Breakfast is usually only varied by type of fruit and an occassional toasty bit. If they have breakfast pork chops then I don't do the biscuit and gravy bit. I usually have salad or fresh broccoli when they have it with my lunch and I almost never eat dinner.
Biscuits and
fresh kiwi and strawberries and breakfast steak with onions.
I usally top off the eggs and steak with ample hot sauce,
though not because they taste bad.
With lots of spicy stuff coursing through my veins,
flies and mosquitos tend to leave me alone.

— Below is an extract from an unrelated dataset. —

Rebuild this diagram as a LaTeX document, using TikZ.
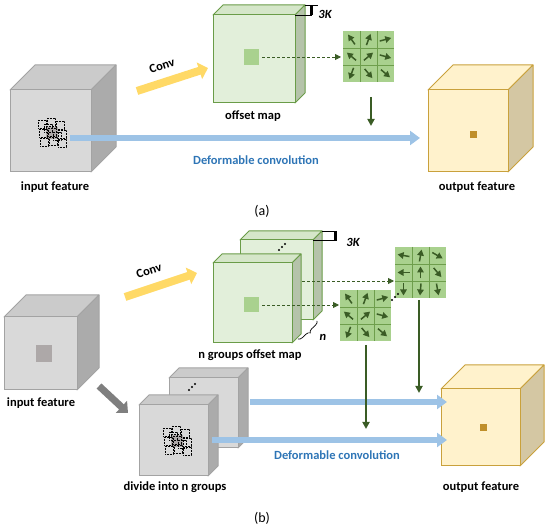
\documentclass[tikz,border=0pt]{standalone}
\usepackage{fontspec}
\setmainfont{Carlito}
\usepackage{tikz}
\usetikzlibrary{arrows.meta,decorations.pathreplacing}

\definecolor{greyfront}{HTML}{D9D9D9}
\definecolor{greytop}{HTML}{CBCBCB}
\definecolor{greyside}{HTML}{ABABAB}
\definecolor{greyedge}{HTML}{A3A3A3}
\definecolor{greenfront}{HTML}{E2EFDA}
\definecolor{greentop}{HTML}{D5E6C9}
\definecolor{greenside}{HTML}{B5C3AA}
\definecolor{greenedge}{HTML}{6A9C48}
\definecolor{yellowfront}{HTML}{FFF2CC}
\definecolor{yellowtop}{HTML}{FFF2CC}
\definecolor{yellowside}{HTML}{D4C7A3}
\definecolor{yellowedge}{HTML}{C9A13C}
\definecolor{cellgreen}{HTML}{A9D18E}
\definecolor{cellline}{HTML}{6E9E4C}
\definecolor{darkgreen}{HTML}{3A5C25}
\definecolor{flowblue}{HTML}{9DC3E6}
\definecolor{textblue}{HTML}{2E75B6}
\definecolor{convyellow}{HTML}{FFD966}
\definecolor{splitgrey}{HTML}{7F7F7F}
\definecolor{samplegrey}{HTML}{ADA8A8}
\definecolor{pointbrown}{HTML}{BF8F2A}

% cube: x, y (front top left), width, height, depth, front, top, side, edge
\newcommand{\drawcube}[9]{%
  \filldraw[draw=#9,fill=#7,line width=1pt,line join=round] (#1,#2) -- ++(#5,-#5) -- ++(#3,0) -- ++(-#5,#5) -- cycle;
  \filldraw[draw=#9,fill=#8,line width=1pt,line join=round] ({#1+#3},#2) -- ++(#5,-#5) -- ++(0,#4) -- ++(-#5,#5) -- cycle;
  \filldraw[draw=#9,fill=#6,line width=1pt] (#1,#2) rectangle ++(#3,#4);
}

% 3x3 offset grid: x, y (top left), angles of the nine arrows
\newcommand{\offsetgrid}[3]{%
  \fill[cellgreen] (#1,#2) rectangle ++(51,51);
  \draw[cellline,line width=0.8pt] ({#1+17},#2) -- ++(0,51) ({#1+34},#2) -- ++(0,51)
    (#1,{#2+17}) -- ++(51,0) (#1,{#2+34}) -- ++(51,0);
  \foreach \ang [count=\k from 0] in {#3} {
    \pgfmathtruncatemacro{\col}{mod(\k,3)}
    \pgfmathtruncatemacro{\row}{div(\k,3)}
    \draw[cellarrow] ({#1+\col*17+8.5},{#2+\row*17+8.5}) ++(\ang+180:6pt) -- ++(\ang:12pt);
  }
}

% dotted sampling squares round a grey centre: cx, cy
\newcommand{\samplepoints}[2]{%
  \fill[samplegrey] ({#1-6},{#2-6}) rectangle ++(12,12);
  \foreach \dx/\dy in {-14/-13,-5/-15,4/-12,-13/-4,-4/-5,6/-3,-12/5,-3/4,6/6,-8/-9,1/-1}
    \draw[black,line width=0.6pt,densely dotted] ({#1+\dx},{#2+\dy}) rectangle ++(8,8);
}

\begin{document}
\begin{tikzpicture}[x=1pt,y=-1pt,
    captext/.style={font=\bfseries\fontsize{12.5}{14}\selectfont},
    bluetext/.style={captext,text=textblue},
    dimtext/.style={font=\bfseries\itshape\fontsize{12.5}{14}\selectfont},
    parttext/.style={font=\fontsize{14}{16}\selectfont},
    flowarrow/.style={draw=flowblue,line width=6pt,-{Triangle[length=10pt,width=14pt]}},
    convarrow/.style={draw=convyellow,line width=8pt,-{Triangle[length=9pt,width=17pt]}},
    splitarrow/.style={draw=splitgrey,line width=7pt,-{Triangle[length=9pt,width=16pt]}},
    offsetarrow/.style={draw=darkgreen,line width=2pt,-{Triangle[length=7pt,width=7pt]}},
    offsetdash/.style={draw=darkgreen,line width=0.8pt,dash pattern=on 3pt off 2pt,-{Triangle[length=6pt,width=6pt]}},
    cellarrow/.style={draw=darkgreen,line width=1.5pt,-{Triangle[length=6pt,width=6.5pt]}}]

  \useasboundingbox (0,0) rectangle (550,529);

  % ---------- (a) ----------
  \drawcube{10}{90}{81}{82}{25}{greyfront}{greytop}{greyside}{greyedge}
  \samplepoints{52}{133}

  \drawcube{213}{15}{82}{88}{10}{greenfront}{greentop}{greenside}{greenedge}
  \fill[cellgreen] (244,49) rectangle ++(15,16);
  \draw[black,line width=0.7pt] (305,5) -- (318,5) (295,15) -- (312,15);
  \draw[black,line width=3pt] (311,6) -- (311,15);

  \offsetgrid{343}{31}{125,70,15,140,40,-15,-110,-50,-40}

  \drawcube{428}{90}{80}{82}{25}{yellowfront}{yellowtop}{yellowside}{yellowedge}
  \fill[pointbrown] (470,131) rectangle ++(7,7);

  \coordinate (convAs) at (137,91);
  \coordinate (convAe) at (208,68);
  \coordinate (flowAs) at (70,138);
  \coordinate (flowAe) at (420,138);
  \coordinate (dashAs) at (262,57);
  \coordinate (dashAe) at (341,57);
  \coordinate (downAs) at (371,97);
  \coordinate (downAe) at (371,126);

  \draw[convarrow] (convAs) -- (convAe);
  \draw[flowarrow] (flowAs) -- (flowAe);
  \draw[offsetdash] (dashAs) -- (dashAe);
  \draw[offsetarrow] (downAs) -- (downAe);

  \node[captext,rotate=18] (convA) at (162,66) {Conv};
  \node[dimtext] (kA) at (325,14) {3K};
  \node[captext] (offA) at (253,116) {offset map};
  \node[captext] (inA) at (55,187) {input feature};
  \node[bluetext] (defA) at (256,160) {Deformable convolution};
  \node[captext] (outA) at (477,187) {output feature};
  \node[parttext] (partA) at (262,211) {(a)};

  % ---------- (b) ----------
  \drawcube{4}{317}{73}{73}{22}{greyfront}{greytop}{greyside}{greyedge}
  \fill[samplegrey] (36,345) rectangle ++(16,17);

  \drawcube{240}{240}{73}{80}{9}{greenfront}{greentop}{greenside}{greenedge}
  \foreach \t in {0,1,2}
    \fill[black] ({279+3*\t},{250-3*\t}) circle (1.1);
  \drawcube{213}{263}{79}{80}{9}{greenfront}{greentop}{greenside}{greenedge}
  \fill[cellgreen] (244,297) rectangle ++(15,15);
  \draw[black,line width=0.7pt] (322,231) -- (337,231) (313,240) -- (337,240);
  \draw[black,line width=3pt] (335,231) -- (335,240);
  \draw[black,line width=0.7pt,decorate,decoration={brace,amplitude=4pt,mirror}] (298,339) -- (317,321);

  \offsetgrid{340}{290}{125,70,15,140,40,-15,-110,-50,-40}
  \offsetgrid{395}{247}{170,80,-30,180,90,-50,-90,-95,-80}
  \foreach \t in {0,1,2}
    \fill[black] ({392+3*\t},{300-3*\t}) circle (1.1);

  \drawcube{169}{378}{69}{70}{10}{greyfront}{greytop}{greyside}{greyedge}
  \foreach \t in {0,1,2}
    \fill[black] ({189+3*\t},{390-3*\t}) circle (1.1);
  \drawcube{139}{405}{69}{71}{10}{greyfront}{greytop}{greyside}{greyedge}
  \samplepoints{177}{441}

  \drawcube{441}{389}{79}{77}{24}{yellowfront}{yellowtop}{yellowside}{yellowedge}
  \fill[pointbrown] (480,424) rectangle ++(7,7);

  \coordinate (convBs) at (125,297);
  \coordinate (convBe) at (197,273);
  \coordinate (splitBs) at (99,386);
  \coordinate (splitBe) at (128,413);
  \coordinate (flowBs) at (250,402);
  \coordinate (flowBe) at (447,402);
  \coordinate (flowCs) at (212,440);
  \coordinate (flowCe) at (447,440);
  \coordinate (dashBs) at (262,305);
  \coordinate (dashBe) at (339,305);
  \coordinate (dashCs) at (302,281);
  \coordinate (dashCe) at (394,281);
  \coordinate (downBs) at (366,345);
  \coordinate (downBe) at (366,429);
  \coordinate (downCs) at (419,300);
  \coordinate (downCe) at (419,393);

  \draw[convarrow] (convBs) -- (convBe);
  \draw[splitarrow] (splitBs) -- (splitBe);
  \draw[flowarrow] (flowBs) -- (flowBe);
  \draw[flowarrow] (flowCs) -- (flowCe);
  \draw[offsetdash] (dashBs) -- (dashBe);
  \draw[offsetdash] (dashCs) -- (dashCe);
  \draw[offsetarrow] (downBs) -- (downBe);
  \draw[offsetarrow] (downCs) -- (downCe);

  \node[captext,rotate=18] (convB) at (149,271) {Conv};
  \node[dimtext] (kB) at (353,242) {3K};
  \node[dimtext] (nB) at (323,337) {n};
  \node[captext] (offB) at (250,355) {n groups offset map};
  \node[captext] (inB) at (41,403) {input feature};
  \node[captext] (divB) at (175,487) {divide into n groups};
  \node[bluetext] (defB) at (337,455) {Deformable convolution};
  \node[captext] (outB) at (481,487) {output feature};
  \node[parttext] (partB) at (262,518) {(b)};

\end{tikzpicture}
\end{document}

Breakfast is usually washed down with grapefruit juice.
Lunch
Beef burrito, vulture turkey wings, tomato salad with peppers and olives.
Again, hot sauce and jalepena's figure prominently.
I usually only drink water at lunch.
Qabeli Palau
This is an Afghan staple made with gosht-e gospan (sheep)
or gosht-e boz (goat), particularly the fatty bits,
rice, shaved zardaka (carrots), pyaza (onions), keshmesh (rasins),
ser (garlic) and sometimes zafaran (saffron).
The wealthier the family, the more actual meat is in the dish.
As Ello can appreciate, cultures that use rice as the core of the meal
have hundreds of local variations to each dish.
I've had three variations of this dish from three different places within a block of where I live.
Can't say which I prefer, they are all good.
Served with naan (flat bread), and often lubiya-e tond (spicy beans),
kofta (afghan meatballs) and assorted morcha-e tond (hot peppers).
Kabul has its own variation called Kabuli Palau where the meat ingredient is gosht-e murgh (chicken),
but sheep fat is still used to sear the chicken and add flavor.
They almost never eat plain rice, it is usually in some sort of palau.